I think a good plan of attack is to do this slowly. I'll build the passive XOs and listen to them for a few weeks/months while figuring out what to do with the active XOs. Perhaps I could invest in a cheap measuring rig to help do my own calculations. Lots of options

Thanks for the feedback so far, keep it coming!

 

[trancera]

Not sure if you remember Carl I use 2 x P09. They split the treble off first. All have Opamps on the outputs with multi turn pots.

One shift of furniture / speaker and you will want to adjust them slightly.

Perhaps lay out your board to give yourself options. This especially applies to quality of caps, big is often best right?

 

[James]

After googling "baffle step compensation" I realized that I need to go back and google it properly - it seems complicated.

Does the passive XO schematic you sent me incorporate the appropriate baffle step compensation already (albeit tuned to your room)?

Yes, both the active and passive circuits I sent you incorporate a 4 or 5 dB attenuation above the midband for the E-IIIR to located away from boundaries.

Baffle step is nothing more than the change from 2pi radiation into 4pi as wavelengths get long enough to wrap around the baffle. This is not usually needed for wall mounts against a solid wall. In free space, and in the absence of room gain, you'd lose 6dB of SPL in the bass compared with treble. For real listening environments, I tend to dial in between 3-5dB.

The last bit of adjustment by ear can be made with trim pots (active) or resistor changes (passive).

 

[hacker]

I think I'm getting it figured out a bit...

In the first Word doc you sent to me there are 2 sets of schematics: one with baffle step compensation, one without.

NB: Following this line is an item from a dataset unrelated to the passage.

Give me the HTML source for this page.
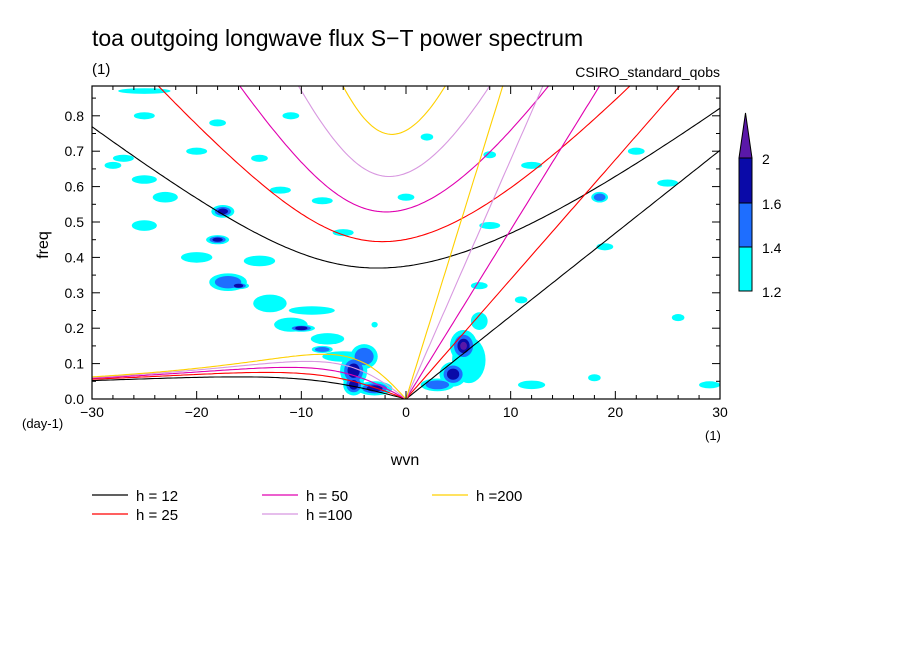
<!DOCTYPE html>
<html><head><meta charset="utf-8">
<style>
html,body{margin:0;padding:0;background:#fff;}
svg{display:block;font-family:"Liberation Sans",sans-serif;}
</style></head>
<body>
<svg id="chart" width="904" height="654" viewBox="0 0 904 654" xmlns="http://www.w3.org/2000/svg">
<defs><clipPath id="plotclip"><rect x="92" y="86" width="628" height="313"/></clipPath></defs>
<text x="92" y="46" font-size="23">toa outgoing longwave flux S−T power spectrum</text>
<text x="92" y="74" font-size="15">(1)</text>
<text x="720" y="77" font-size="14" text-anchor="end">CSIRO_standard_qobs</text>
<g id="blobs" clip-path="url(#plotclip)"></g>
<g id="curves" clip-path="url(#plotclip)"></g>
<rect x="92" y="86" width="628" height="313" fill="none" stroke="#000" stroke-width="1.2"/>
<g id="axes"></g>
<text x="405" y="465" font-size="16" text-anchor="middle">wvn</text>
<text x="48" y="245" font-size="16" text-anchor="middle" transform="rotate(-90 48 245)">freq</text>
<text x="22" y="428" font-size="13">(day-1)</text>
<text x="705" y="440" font-size="13">(1)</text>
<g id="colorbar"></g>
<g id="legend"></g>
</svg>
<script>
// ---- data ----
const depths = [12, 25, 50, 100, 200];
const depthColors = ["#000000", "#ff0000", "#e000b0", "#d898e0", "#ffd000"];
const xTicks = [-30, -20, -10, 0, 10, 20, 30];
const yTicks = [0, 0.1, 0.2, 0.3, 0.4, 0.5, 0.6, 0.7, 0.8];
const cbLevels = [1.2, 1.4, 1.6, 2];
const cbColors = ["#00ffff", "#1e6eff", "#0a0aa8", "#5a18a8"];
// contour blobs: wavenumber, frequency, radius in wvn, radius in freq, peak level index
const blobK = [-25,-27,-25,-17.5,-25,-18,-14,-17,-16,-13,-11,-10,-7.5,-8,-4,-5,-5,-3,-6,-9,-20,-23,
  5.5,4.5,3,7,6,12,
  -11,-14,-12,-20,-18,-25,-8,0,-6,8,7,-3,12,18.5,25,22,19,26,29,18,8,11,2,-28];
const blobF = [0.87,0.68,0.62,0.53,0.49,0.45,0.39,0.33,0.32,0.27,0.21,0.2,0.17,0.14,0.12,0.08,0.04,0.03,0.12,0.25,0.4,0.57,
  0.15,0.07,0.04,0.22,0.11,0.04,
  0.8,0.68,0.59,0.7,0.78,0.8,0.56,0.57,0.47,0.49,0.32,0.21,0.66,0.57,0.61,0.7,0.43,0.23,0.04,0.06,0.69,0.28,0.74,0.66];
const blobRK = [2.5,1,1.2,1.1,1.2,1.1,1.5,1.8,1,1.6,1.6,1.3,1.6,1,1.3,1.3,1,1.7,2,2.2,1.5,1.2,
  1.3,1.3,1.6,0.8,1.6,1.3,
  0.8,0.8,1,1,0.8,1,1,0.8,1,1,0.8,0.3,1,0.8,1,0.8,0.8,0.6,1,0.6,0.6,0.6,0.6,0.8];
const blobRF = [0.008,0.01,0.012,0.018,0.015,0.013,0.015,0.025,0.01,0.025,0.02,0.01,0.016,0.01,0.035,0.045,0.03,0.02,0.015,0.012,0.015,0.015,
  0.045,0.035,0.018,0.025,0.065,0.012,
  0.01,0.01,0.01,0.01,0.01,0.01,0.01,0.01,0.01,0.01,0.01,0.008,0.01,0.015,0.01,0.01,0.01,0.01,0.01,0.01,0.01,0.01,0.01,0.01];
const blobPeak = [1,1,1,3,1,3,1,2,3,1,1,3,1,2,2,3,3,3,1,1,1,1,
  4,3,2,1,1,1,
  1,1,1,1,1,1,1,1,1,1,1,1,1,2,1,1,1,1,1,1,1,1,1,1];

// ---- axes ----
const NS = "http://www.w3.org/2000/svg";
const X0 = 92, X1 = 720, Y0 = 399, YPER = 354;
const xs = k => X0 + (k + 30) / 60 * (X1 - X0);
const ys = f => Y0 - f * YPER;
function mk(tag, attrs, parent) {
  const e = document.createElementNS(NS, tag);
  for (const a in attrs) e.setAttribute(a, attrs[a]);
  parent.appendChild(e); return e;
}
const axes = document.getElementById("axes");
for (let k = -30; k <= 30; k += 2) {
  const major = k % 10 === 0, L = major ? 8 : 4;
  const t1 = mk("line", {x1: xs(k), x2: xs(k), y1: Y0, y2: Y0 - L, stroke: "#000"}, axes);
  
  
  const t2 = mk("line", {x1: xs(k), x2: xs(k), y1: 86, y2: 86 + L, stroke: "#000"}, axes);
  
  
}
for (let i = 0; i <= 17; i++) {
  const f = i * 0.05, major = i % 2 === 0, L = major ? 8 : 4;
  const t1 = mk("line", {x1: X0, x2: X0 + L, y1: ys(f), y2: ys(f), stroke: "#000"}, axes);
  
  
  const t2 = mk("line", {x1: X1, x2: X1 - L, y1: ys(f), y2: ys(f), stroke: "#000"}, axes);
  
  
}
xTicks.forEach(k => {
  const t = mk("text", {x: xs(k), y: 417, "font-size": 14, "text-anchor": "middle"}, axes);
  t.textContent = k < 0 ? "−" + (-k) : String(k);
  
  
});
yTicks.forEach(f => {
  const t = mk("text", {x: 84, y: ys(f) + 5, "font-size": 14, "text-anchor": "end"}, axes);
  t.textContent = f.toFixed(1);
  
  
});

// ---- blobs ----
const bg = document.getElementById("blobs");
const scales = [1, 0.7, 0.45, 0.25];
for (let lv = 0; lv < 4; lv++) {
  blobK.forEach((k, i) => {
    if (blobPeak[i] <= lv) return;
    const rx = blobRK[i] * scales[lv] * (X1 - X0) / 60, ry = blobRF[i] * scales[lv] * YPER;
    const e = mk("ellipse", {cx: xs(k), cy: ys(blobF[i]), rx: Math.max(rx, 2), ry: Math.max(ry, 2), fill: cbColors[lv]}, bg);
    
    
  });
}

// ---- dispersion curves ----
const R = 6.371e6, g = 9.81, beta = 2 * 7.292e-5 / R, conv = 86400 / (2 * Math.PI);
const cg = document.getElementById("curves");
function path(pts, color, name) {
  const d = pts.map((p, i) => (i ? "L" : "M") + xs(p[0]).toFixed(1) + " " + ys(p[1]).toFixed(1)).join(" ");
  const e = mk("path", {d: d, fill: "none", stroke: color, "stroke-width": 1.1}, cg);
  
  
}
depths.forEach((h, j) => {
  const c = Math.sqrt(g * h), col = depthColors[j];
  const kel = [], ig = [], er = [];
  for (let w = -30; w <= 30.001; w += 0.25) {
    const k = w / R;
    if (w >= 0) kel.push([w, k * c * conv]);
    let om = Math.sqrt(3 * beta * c + k * k * c * c);
    for (let it = 0; it < 30; it++) om = Math.sqrt(Math.max(3 * beta * c + k * k * c * c + beta * k * c * c / om, 1e-14));
    ig.push([w, om * conv]);
    if (w <= 0) er.push([w, -beta * k / (k * k + 3 * beta / c) * conv]);
  }
  path(kel, col, "kelvin-curve-h" + h);
  path(ig, col, "ig-curve-h" + h);
  path(er, col, "er-curve-h" + h);
});

// ---- colorbar ----
const cb = document.getElementById("colorbar");
const segY = [291, 247, 203, 158];
for (let i = 0; i < 3; i++) {
  const r = mk("rect", {x: 739, y: segY[i + 1], width: 13, height: segY[i] - segY[i + 1], fill: cbColors[i], stroke: "#000", "stroke-width": 1}, cb);
  
  
}
const tri = mk("polygon", {points: "739,158 752,158 745.5,113", fill: cbColors[3], stroke: "#000", "stroke-width": 1}, cb);


cbLevels.forEach((v, i) => {
  const t = mk("text", {x: 762, y: segY[i] + 6, "font-size": 14}, cb);
  t.textContent = String(v);
  
  
});

// ---- legend ----
const lg = document.getElementById("legend");
const legX = [92, 92, 262, 262, 432], legY = [495, 514, 495, 514, 495];
const legTxt = ["h = 12", "h = 25", "h = 50", "h =100", "h =200"];
depths.forEach((h, i) => {
  const l = mk("line", {x1: legX[i], x2: legX[i] + 36, y1: legY[i], y2: legY[i], stroke: depthColors[i], "stroke-width": 1.3}, lg);
  
  
  const t = mk("text", {x: legX[i] + 44, y: legY[i] + 6, "font-size": 15}, lg);
  t.textContent = legTxt[i];
  
  
});
</script>
</body></html>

Neither schematic results is a particularly great FR or phase alignment at the XO points.

In the second Word doc, it states "Without baffle step compensation – standard textbook LR4 @ 265Hz and 3kHz", but has very good FR and phase alignment.

Just to confuse me you said above that "both the active and passive circuits I sent you incorporate a 4 or 5 dB attenuation above the midband for the E-IIIR to located away from boundaries."

Can you clarify which schematics have the built-in baffle step compensation and which do not?

Thanks

 

[James]

Carl,

Can you send me back via email the conflicting word docs I sent you? I'll need to check my LspCAD files. Sorry for the confusion.

James

 

[trancera]

One here Carl, which you may have seen, useful for others watching

http://sound.westhost.com/bafflestep.htm

What % of your music will be streamed / DAC'd , it might be easier to do it (some of it) on the server (and easy to adjust when you move the room round).

 

[PigletsDad]

A few random thoughts.

1) Once you have the target gains dialed in, you can make modest gain adjustments at the power amps.

2) If you want, and James simulates this, you may be able to move some poles out of the crossover circuits as such, and simply use small input and/or feedback caps on the power amps.

3) You should not need separate buffer stages; the frequency shaping op-amp runs at close to unity "noise gain", and will have a very low output impedance right across the audio band.